SCHPOOD - ISH

    SCHPOOD - ISH

    ﹒ ◠ ✩ Disease in Westhelm ⊹ ﹒mla

    SCHPOOD - ISH
    c.ai

    Westhelm had not collapsed in spectacle. It had thinned.

    The markets emptied first. Then the laughter. Then the certainty in people’s eyes. Illness crept through the city like fog that refused to lift, settling into lungs, into bones, into harvests. Knowledge of medicine in Westhelm was a patchwork quilt stitched from old wives’ tales and hopeful guesses. It unraveled quickly.

    So Schpood abandoned pride before pride abandoned him.

    He searched beyond his borders, beyond alliances, beyond grudges.

    And the name that returned to him again and again was the one he least wanted to speak.

    {{user}}.

    Commonwealth’s shining mind. The doctor whispered about in ports and palaces alike. The one rumored to restore sight to the blind, to untangle fevers that left other healers helpless. The same Commonwealth that had humiliated him politically, that had allowed certain… destructive inconveniences to slide by without consequence.

    He did not trust them. He trusted their skill

    So he sent soldiers instead of letters.

    What arrived in Westhelm was not a guest but a necessity. And necessity did not require permission.

    From the moment you stepped into the sick wards, resentment was irrelevant. Your hands moved with clinical precision, sleeves rolled, fingers steady. You listened. You observed. You corrected the local physicians without cruelty, without softness either. There was no warmth in your eyes when you passed him in corridors heavy with incense and fear.

    Only focus.

    And slowly, the city began to breathe again.

    Fevers broke.
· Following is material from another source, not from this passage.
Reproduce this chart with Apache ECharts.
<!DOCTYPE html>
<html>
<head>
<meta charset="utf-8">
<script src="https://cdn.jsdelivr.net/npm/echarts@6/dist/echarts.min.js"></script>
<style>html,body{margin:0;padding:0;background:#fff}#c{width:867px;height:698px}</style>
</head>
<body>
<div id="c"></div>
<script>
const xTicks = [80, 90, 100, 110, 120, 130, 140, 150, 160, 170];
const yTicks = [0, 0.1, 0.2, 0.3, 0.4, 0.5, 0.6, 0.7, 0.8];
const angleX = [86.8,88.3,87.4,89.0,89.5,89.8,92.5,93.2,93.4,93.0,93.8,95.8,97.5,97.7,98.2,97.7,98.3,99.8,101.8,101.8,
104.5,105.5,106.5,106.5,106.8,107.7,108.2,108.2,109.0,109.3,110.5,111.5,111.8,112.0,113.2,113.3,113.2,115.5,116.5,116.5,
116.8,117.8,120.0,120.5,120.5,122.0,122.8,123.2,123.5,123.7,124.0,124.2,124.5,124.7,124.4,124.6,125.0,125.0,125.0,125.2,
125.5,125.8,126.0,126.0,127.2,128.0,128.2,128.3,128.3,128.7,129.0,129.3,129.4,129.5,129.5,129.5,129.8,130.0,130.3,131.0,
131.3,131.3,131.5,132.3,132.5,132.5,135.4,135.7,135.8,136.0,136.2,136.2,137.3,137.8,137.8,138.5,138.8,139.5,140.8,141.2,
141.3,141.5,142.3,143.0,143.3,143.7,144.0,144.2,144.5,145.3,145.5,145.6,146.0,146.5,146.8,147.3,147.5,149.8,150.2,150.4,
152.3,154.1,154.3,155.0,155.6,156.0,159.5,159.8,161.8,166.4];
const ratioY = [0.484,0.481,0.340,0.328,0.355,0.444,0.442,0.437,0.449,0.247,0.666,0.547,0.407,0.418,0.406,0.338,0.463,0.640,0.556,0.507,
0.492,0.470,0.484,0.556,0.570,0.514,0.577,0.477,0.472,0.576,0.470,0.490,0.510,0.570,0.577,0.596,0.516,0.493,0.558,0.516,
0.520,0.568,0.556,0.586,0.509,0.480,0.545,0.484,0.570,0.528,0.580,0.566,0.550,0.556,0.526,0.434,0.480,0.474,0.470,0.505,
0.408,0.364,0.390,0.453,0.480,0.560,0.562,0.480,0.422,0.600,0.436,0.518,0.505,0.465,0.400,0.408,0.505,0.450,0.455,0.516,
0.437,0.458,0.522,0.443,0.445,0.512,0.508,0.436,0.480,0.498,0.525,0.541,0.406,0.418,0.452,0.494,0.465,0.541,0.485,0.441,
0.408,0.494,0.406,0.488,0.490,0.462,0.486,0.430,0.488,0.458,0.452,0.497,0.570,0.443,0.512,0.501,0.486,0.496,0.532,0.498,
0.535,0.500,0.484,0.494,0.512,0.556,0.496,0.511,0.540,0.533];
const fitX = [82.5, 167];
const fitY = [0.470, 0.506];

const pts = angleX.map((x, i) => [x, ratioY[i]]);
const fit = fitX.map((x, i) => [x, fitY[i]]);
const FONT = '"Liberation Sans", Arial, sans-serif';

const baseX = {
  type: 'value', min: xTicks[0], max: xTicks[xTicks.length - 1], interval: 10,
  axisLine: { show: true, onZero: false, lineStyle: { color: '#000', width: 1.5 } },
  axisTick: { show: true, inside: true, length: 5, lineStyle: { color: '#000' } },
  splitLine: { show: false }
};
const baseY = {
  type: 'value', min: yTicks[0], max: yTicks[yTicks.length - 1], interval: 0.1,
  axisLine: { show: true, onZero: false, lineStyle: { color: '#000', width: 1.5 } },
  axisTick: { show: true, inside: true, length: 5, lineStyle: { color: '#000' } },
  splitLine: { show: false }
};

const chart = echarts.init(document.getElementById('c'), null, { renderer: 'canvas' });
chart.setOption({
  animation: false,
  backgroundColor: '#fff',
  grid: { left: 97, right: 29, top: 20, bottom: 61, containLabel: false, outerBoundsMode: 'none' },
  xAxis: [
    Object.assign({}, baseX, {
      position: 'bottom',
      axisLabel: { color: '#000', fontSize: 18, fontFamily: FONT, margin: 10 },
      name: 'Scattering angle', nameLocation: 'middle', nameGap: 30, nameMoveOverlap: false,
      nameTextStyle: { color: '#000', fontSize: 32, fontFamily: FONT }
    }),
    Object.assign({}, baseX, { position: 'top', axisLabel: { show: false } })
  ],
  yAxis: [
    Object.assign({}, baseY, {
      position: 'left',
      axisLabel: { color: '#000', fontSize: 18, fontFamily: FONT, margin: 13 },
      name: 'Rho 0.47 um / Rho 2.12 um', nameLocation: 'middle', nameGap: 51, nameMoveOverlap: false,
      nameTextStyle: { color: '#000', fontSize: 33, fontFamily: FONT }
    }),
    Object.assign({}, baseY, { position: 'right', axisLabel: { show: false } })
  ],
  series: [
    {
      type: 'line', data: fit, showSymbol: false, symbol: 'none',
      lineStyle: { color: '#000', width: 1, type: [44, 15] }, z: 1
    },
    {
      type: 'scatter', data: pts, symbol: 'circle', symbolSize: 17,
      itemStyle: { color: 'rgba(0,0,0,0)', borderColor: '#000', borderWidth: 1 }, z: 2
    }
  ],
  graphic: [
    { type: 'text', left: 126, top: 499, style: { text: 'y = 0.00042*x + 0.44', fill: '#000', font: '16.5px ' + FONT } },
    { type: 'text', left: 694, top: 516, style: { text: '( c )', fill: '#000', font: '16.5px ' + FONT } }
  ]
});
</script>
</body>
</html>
Coughs lessened. Funeral smoke thinned. The soil itself seemed to respond to whatever treatments you devised, crops rising greener than they had in years. Westhelm did not just recover. It steadied.

    The empire owed its pulse to someone who had never agreed to save it.
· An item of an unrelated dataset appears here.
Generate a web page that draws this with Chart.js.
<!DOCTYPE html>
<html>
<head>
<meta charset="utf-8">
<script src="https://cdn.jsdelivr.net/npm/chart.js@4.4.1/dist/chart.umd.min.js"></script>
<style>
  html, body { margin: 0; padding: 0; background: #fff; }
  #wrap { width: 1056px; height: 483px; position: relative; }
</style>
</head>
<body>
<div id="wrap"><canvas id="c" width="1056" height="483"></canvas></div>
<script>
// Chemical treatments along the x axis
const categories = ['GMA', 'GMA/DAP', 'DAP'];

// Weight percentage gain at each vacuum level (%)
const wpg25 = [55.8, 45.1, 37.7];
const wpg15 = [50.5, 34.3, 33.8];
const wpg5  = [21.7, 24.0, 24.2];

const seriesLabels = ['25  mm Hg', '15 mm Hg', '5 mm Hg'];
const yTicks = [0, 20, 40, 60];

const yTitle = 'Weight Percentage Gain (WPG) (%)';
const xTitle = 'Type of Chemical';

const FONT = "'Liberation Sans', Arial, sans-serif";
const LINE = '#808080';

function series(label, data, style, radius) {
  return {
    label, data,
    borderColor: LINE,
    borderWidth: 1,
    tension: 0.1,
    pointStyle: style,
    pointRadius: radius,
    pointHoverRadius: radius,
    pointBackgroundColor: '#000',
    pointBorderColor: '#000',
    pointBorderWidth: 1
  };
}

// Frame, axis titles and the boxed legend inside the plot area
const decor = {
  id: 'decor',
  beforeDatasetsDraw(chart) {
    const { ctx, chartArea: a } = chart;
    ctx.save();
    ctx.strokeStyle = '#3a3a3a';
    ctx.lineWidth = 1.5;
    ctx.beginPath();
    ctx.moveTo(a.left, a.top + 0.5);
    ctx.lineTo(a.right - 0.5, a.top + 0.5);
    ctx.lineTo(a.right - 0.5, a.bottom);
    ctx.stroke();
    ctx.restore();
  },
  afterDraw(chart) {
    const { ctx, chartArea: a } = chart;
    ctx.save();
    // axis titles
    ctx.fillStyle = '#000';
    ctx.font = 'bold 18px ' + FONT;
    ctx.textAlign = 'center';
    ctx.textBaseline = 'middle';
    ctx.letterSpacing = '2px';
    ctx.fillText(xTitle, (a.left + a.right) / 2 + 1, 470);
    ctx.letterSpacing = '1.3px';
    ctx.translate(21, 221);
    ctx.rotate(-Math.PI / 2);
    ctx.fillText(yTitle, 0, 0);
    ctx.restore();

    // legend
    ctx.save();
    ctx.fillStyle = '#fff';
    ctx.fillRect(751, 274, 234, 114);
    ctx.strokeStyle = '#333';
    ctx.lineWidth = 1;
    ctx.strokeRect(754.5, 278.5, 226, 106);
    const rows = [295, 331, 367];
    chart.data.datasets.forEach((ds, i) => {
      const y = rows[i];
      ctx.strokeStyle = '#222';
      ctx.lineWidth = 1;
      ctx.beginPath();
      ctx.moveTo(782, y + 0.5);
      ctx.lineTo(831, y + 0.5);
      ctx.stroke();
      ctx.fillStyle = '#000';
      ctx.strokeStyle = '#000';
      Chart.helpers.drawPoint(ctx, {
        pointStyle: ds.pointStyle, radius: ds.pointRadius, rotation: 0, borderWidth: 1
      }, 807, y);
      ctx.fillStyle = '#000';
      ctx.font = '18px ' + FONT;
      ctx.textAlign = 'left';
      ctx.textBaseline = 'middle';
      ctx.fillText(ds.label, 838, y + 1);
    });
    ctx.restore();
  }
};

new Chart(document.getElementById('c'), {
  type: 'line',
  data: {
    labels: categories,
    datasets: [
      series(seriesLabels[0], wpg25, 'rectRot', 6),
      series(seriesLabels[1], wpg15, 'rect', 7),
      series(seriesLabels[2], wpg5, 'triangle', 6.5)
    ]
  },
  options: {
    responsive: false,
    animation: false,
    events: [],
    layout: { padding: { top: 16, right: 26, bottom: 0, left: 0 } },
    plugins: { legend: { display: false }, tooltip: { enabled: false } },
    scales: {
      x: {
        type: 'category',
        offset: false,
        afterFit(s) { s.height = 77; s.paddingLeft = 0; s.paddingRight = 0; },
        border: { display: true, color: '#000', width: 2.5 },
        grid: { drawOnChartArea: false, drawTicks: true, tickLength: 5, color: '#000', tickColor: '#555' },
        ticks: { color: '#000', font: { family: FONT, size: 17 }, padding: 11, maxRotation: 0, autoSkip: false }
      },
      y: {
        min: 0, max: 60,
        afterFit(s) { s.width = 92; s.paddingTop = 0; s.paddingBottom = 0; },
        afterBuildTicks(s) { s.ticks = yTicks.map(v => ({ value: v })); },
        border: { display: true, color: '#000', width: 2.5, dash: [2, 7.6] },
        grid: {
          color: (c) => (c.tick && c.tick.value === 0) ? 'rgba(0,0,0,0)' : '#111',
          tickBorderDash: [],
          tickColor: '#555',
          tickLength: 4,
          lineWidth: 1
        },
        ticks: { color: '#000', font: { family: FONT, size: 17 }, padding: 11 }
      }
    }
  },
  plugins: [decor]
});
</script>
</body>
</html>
    Now the palace thrummed with renewed life. Courtiers resumed gossip. Advisors drafted plans for expansion. Musicians returned to the halls.

    Schpood heard all of it as distant noise.

    He walked through marble corridors, cape trailing like a red thought he could not shake. His hands were folded behind his back, posture impeccable, expression carved from authority.

    But his mind lingered awa.

    On the fact that you had barely seen Westhelm beyond suffering. That you had healed an empire without ever being shown the empire itself. That once the last traces of disease vanished, there would be no reason left to keep you here.

    No official reason.

    The thought pressed against him like a blade hidden beneath silk.

    Someone of your knowledge could stabilize borders. Elevate infrastructure. Make Westhelm untouchable. Keeping you would not be selfish.

    It would be strategic.

    He repeated that to himself as he reached your chambers.

    The guards stepped aside. The door opened with a quiet click.

    Inside, the air was warmer than the corridor, thick with the scent of crushed mint, dried lavender, and something sharper he could not name. Herbs hung from beams in careful clusters. Tables were crowded with glass vials, handwritten notes, steeping infusions that caught lamplight like liquid amber.

    You stood at the center of it all.

    Not dressed as nobility. Not adorned as a court ornament. Sleeves slightly rolled, fingers stained faintly from ground leaves and tinctures. You moved through the room with the confidence of someone who did not need a crown to command authority.

    Your hands adjusted a bundle of drying herbs. Rearranged a tray of measured powders. Checked the clarity of a brew with an evaluating tilt of your head.

    You did not look at him immediately. But you knew he was there.

    The faintest pause in your movement betrayed it. A subtle shift of breath. The smallest tightening of posture before you resumed your work as though emperors entering rooms were a common inconvenience.

    Schpood stepped fully inside. The door shut behind him, sealing the space into something quieter, more private.

    The warmth stirred again in his chest. Not the warmth of victory. Something complicated.